The entire point is that Atsushi does not talk about his trauma he’s just constantly thinking about/reliving it. He can’t escape the memories of his past so he tries not to acknowledge them.
He only mentions it when asked, either directly or when someone asks him to explain himself.
Atsushi doesn’t even give a cohesive explanation for what he saw while under Dogra Magra, he just apologizes to Haruno and Naomi.
If Lucy hadn’t had her whole “you’ve never suffered the way I have” spiel then I doubt even the audience would’ve gotten to find out about his scars
If Akutagawa never asked him how it felt for the orphanage headmaster to die Atsushi would have never told him that he’s been hallucinating.

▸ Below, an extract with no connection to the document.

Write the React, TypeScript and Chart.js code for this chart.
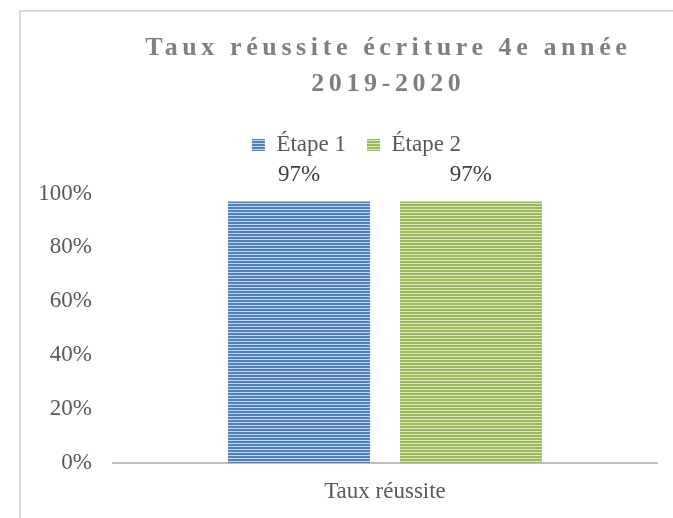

In the omake where Kyoka asks him why his hair is like that it’s clear he wouldn’t have told her that unless she had asked.
In 55 minutes Atsushi very briefly mentions sleeping on a dirty floor somewhere to Kunikida because he was trying to explain and justify his behavior.
And the thing is that there are scenes that implies that the other characters see Atsushi behaving strangely and are visibly confused because they do not understand what’s wrong with him.
Remember, we as an audience get to see things about characters that the main cast doesn’t. Just because we see into Atsushi’s mind doesn’t mean the other characters know what’s going on in there.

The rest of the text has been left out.